- [Exercise description]
Return the lines where the word "chart" occurs.

- [Given data]
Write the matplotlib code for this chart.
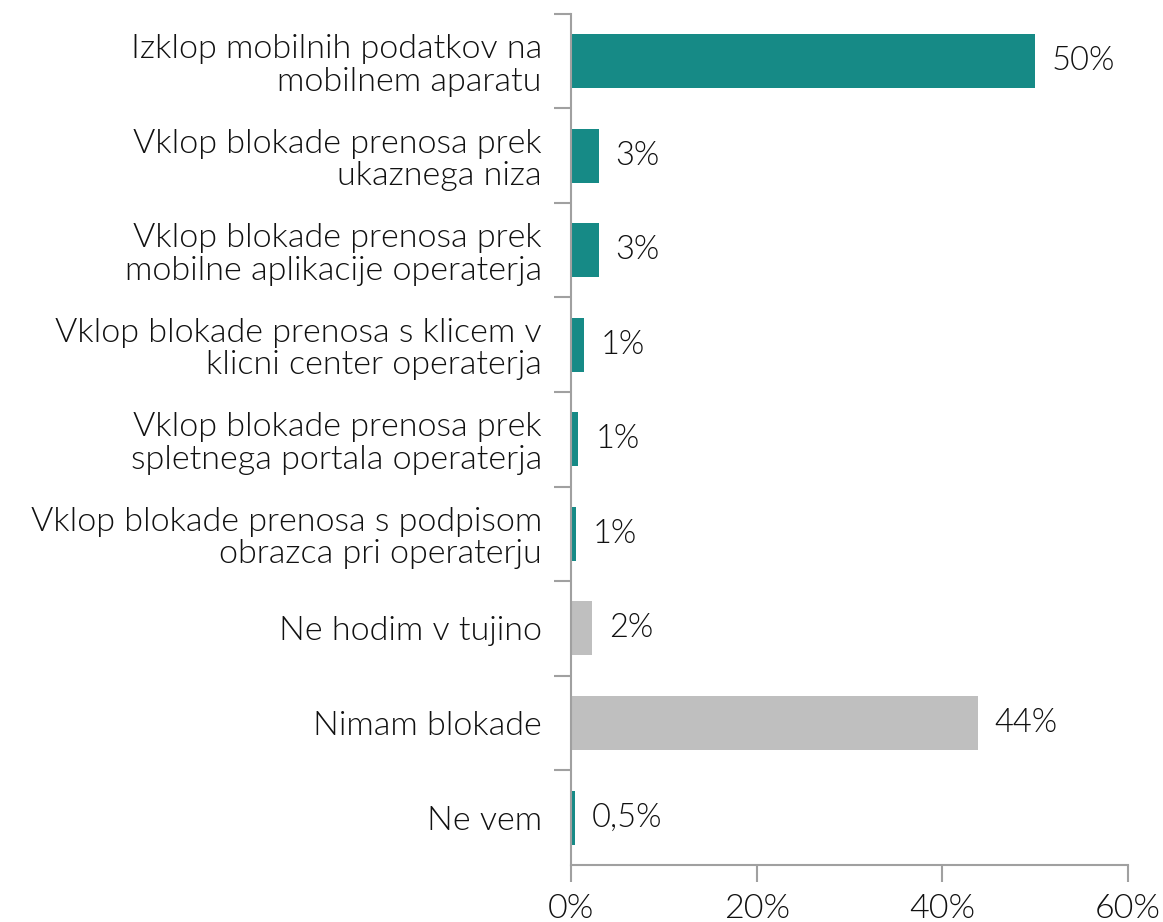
import matplotlib

matplotlib.use("Agg")
import matplotlib.pyplot as plt
from matplotlib.ticker import FixedLocator, PercentFormatter

CATEGORIES = [
    "Izklop mobilnih podatkov na\nmobilnem aparatu",
    "Vklop blokade prenosa prek\nukaznega niza",
    "Vklop blokade prenosa prek\nmobilne aplikacije operaterja",
    "Vklop blokade prenosa s klicem v\nklicni center operaterja",
    "Vklop blokade prenosa prek\nspletnega portala operaterja",
    "Vklop blokade prenosa s podpisom\nobrazca pri operaterju",
    "Ne hodim v tujino",
    "Nimam blokade",
    "Ne vem",
]
VALUES = [50.0, 3.0, 3.0, 1.4, 0.8, 0.55, 2.3, 43.8, 0.4]
VALUE_LABELS = ["50%", "3%", "3%", "1%", "1%", "1%", "2%", "44%", "0,5%"]
GROUP = ["a", "a", "a", "a", "a", "a", "b", "b", "a"]

TEAL = "#168A86"
GREY = "#BFBFBF"
AXIS_C = "#A0A0A0"

plt.rcParams["font.family"] = ["Lato", "DejaVu Sans"]
plt.rcParams["font.weight"] = 300

fig = plt.figure(figsize=(11.63, 9.22), dpi=100)
ax = fig.add_axes([0.491, 0.062, 0.479, 0.923])

ypos = list(range(len(CATEGORIES)))
colors = [TEAL if g == "a" else GREY for g in GROUP]
ax.barh(ypos, VALUES, height=0.57, color=colors)

for y, v, lab in zip(ypos, VALUES, VALUE_LABELS):
    ax.text(v + 1.8, y, lab, va="center", ha="left", fontsize=23.5, color="#111111")

ax.set_xlim(0, 60)
ax.set_ylim(len(CATEGORIES) - 0.5, -0.5)
ax.xaxis.set_major_locator(FixedLocator([0, 20, 40, 60]))
ax.xaxis.set_major_formatter(PercentFormatter(decimals=0))

ax.set_yticks(ypos)
ax.set_yticklabels(CATEGORIES, fontsize=24.6, color="#111111", linespacing=1.1)
ax.tick_params(axis="y", length=0, pad=21)
ax.set_yticks([y + 0.5 for y in ypos[:-1]] + [-0.5], minor=True)
ax.tick_params(axis="y", which="minor", length=12, color=AXIS_C, width=1.5)
for lab in ax.get_yticklabels():
    lab.set_horizontalalignment("right")
    lab.set_multialignment("right")

ax.tick_params(axis="x", length=12, color=AXIS_C, width=1.5, labelsize=24.5,
               pad=9, labelcolor="#111111")

for side in ("top", "right"):
    ax.spines[side].set_visible(False)
for side in ("left", "bottom"):
    ax.spines[side].set_color(AXIS_C)
    ax.spines[side].set_linewidth(1.5)

fig.savefig("out.png", dpi=100)
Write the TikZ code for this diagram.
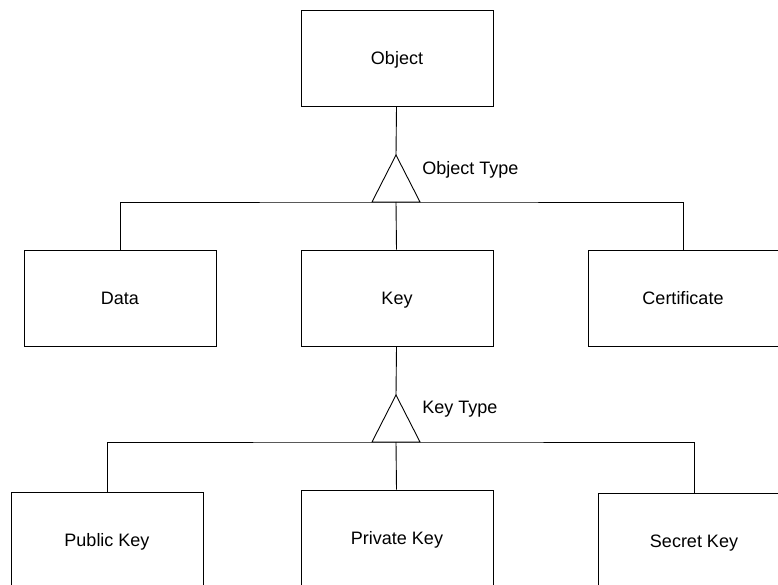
\documentclass[tikz,border=0pt]{standalone}
\usepackage{fontspec}
\setmainfont{Liberation Sans}

\begin{document}
\begin{tikzpicture}
  [x=1pt,y=-1pt,line width=.9pt,
   every node/.style={font=\fontsize{18}{21}\selectfont},
   entity/.style={draw,minimum width=192pt,minimum height=96pt,inner sep=0pt,
     text height=13pt,text depth=0pt}]
  \clip (0,0) rectangle (778,585);

  \node[entity] (object) at (397,58) {Object};
  \node[entity] (data) at (120,298) {Data};
  \node[entity] (key) at (397,298) {Key};
  \node[entity,minimum width=190pt] (cert) at (683,298) {Certificate};
  \node[entity] (public) at (107,540) {Public Key};
  \node[entity] (private) at (397,538) {Private Key};
  \node[entity] (secret) at (694,541) {Secret Key};

  % triangles
  \coordinate (objtype) at (396,155);
  \coordinate (objbar) at (396,202);
  \coordinate (keytype) at (396,395);
  \coordinate (keybar) at (396,442);
  \draw (objtype) -- ++(-24,47) -- ++(48,0) -- cycle;
  \draw (keytype) -- ++(-24,47) -- ++(48,0) -- cycle;
  \node[anchor=west,inner sep=0pt] (objlabel) at (422,170) {Object Type};
  \node[anchor=west,inner sep=0pt] (keylabel) at (422,409) {Key Type};

  \foreach \from/\to in {object/objtype,objbar/key,key/keytype,keybar/private}
    \draw (\from) -- (\to);
  \draw (data.north) |- (objbar) -| (cert.north);
  \draw (public.north) |- (keybar) -| (secret.north);

\end{tikzpicture}
\end{document}
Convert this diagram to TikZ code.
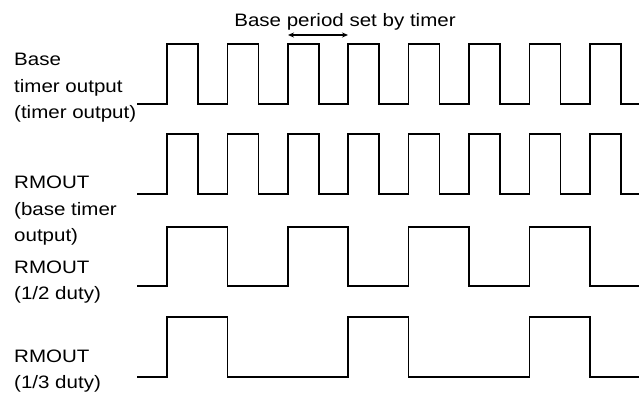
\documentclass[tikz,border=0pt]{standalone}
\usepackage{fontspec}
\setmainfont{Liberation Sans}[FakeStretch=1.14]
\usetikzlibrary{arrows.meta}

\begin{document}
\begin{tikzpicture}[x=1pt, y=-1pt,
    wave/.style={line width=1.6pt, line join=miter},
    lbl/.style={anchor=west, align=left, inner sep=0pt,
      font=\fontsize{18}{26.5}\selectfont}]
  \useasboundingbox (0,0) rectangle (639,396);
  % --- Titre et periode de base ---
  \node[font=\fontsize{18}{22}\selectfont] (title) at (345,22) {Base period set by timer};
  \coordinate (pA) at (288,35);
  \coordinate (pB) at (348,35);
  \draw[{Stealth[length=6pt,width=5pt]}-{Stealth[length=6pt,width=5pt]}, line width=1.4pt] (pA) -- (pB);
  % --- Etiquettes ---
  \node[lbl] (base) at (14,88) {Base\\timer output\\(timer output)};
  \node[lbl] (rmbase) at (14,211) {RMOUT\\(base timer\\output)};
  \node[lbl] (rmhalf) at (14,282) {RMOUT\\(1/2 duty)};
  \node[lbl] (rmthird) at (14,371) {RMOUT\\(1/3 duty)};
  % --- Sortie timer de base ---
  \draw[wave] (137,104) \foreach \k in {0,...,7} {
    -- ({167+60.4*\k},104) -- ({167+60.4*\k},44) -- ({198+60.4*\k},44) -- ({198+60.4*\k},104)
  } -- (640,104);
  % --- RMOUT (sortie timer de base) ---
  \draw[wave] (137,194) \foreach \k in {0,...,7} {
    -- ({167+60.4*\k},194) -- ({167+60.4*\k},134) -- ({198+60.4*\k},134) -- ({198+60.4*\k},194)
  } -- (640,194);
  % --- RMOUT 1/2 duty ---
  \draw[wave] (137,286) \foreach \k in {0,...,3} {
    -- ({167+120.8*\k},286) -- ({167+120.8*\k},227) -- ({227.4+120.8*\k},227) -- ({227.4+120.8*\k},286)
  } -- (640,286);
  % --- RMOUT 1/3 duty ---
  \draw[wave] (137,377) \foreach \k in {0,...,2} {
    -- ({167+181.2*\k},377) -- ({167+181.2*\k},317) -- ({227.4+181.2*\k},317) -- ({227.4+181.2*\k},377)
  } -- (640,377);
\end{tikzpicture}
\end{document}
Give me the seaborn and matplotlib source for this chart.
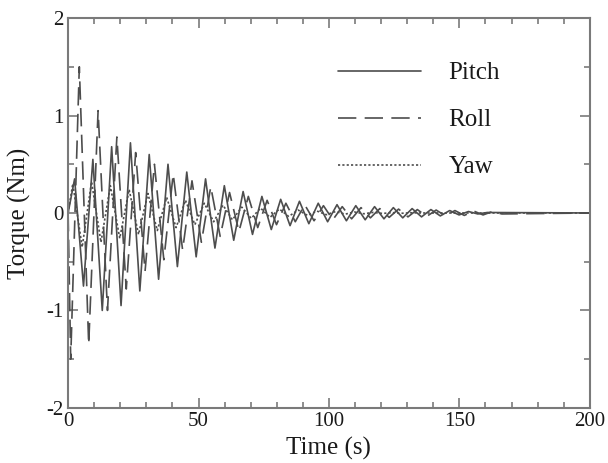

- [Exercise response]
Write the matplotlib code for this chart.
Give me the seaborn and matplotlib source for this chart.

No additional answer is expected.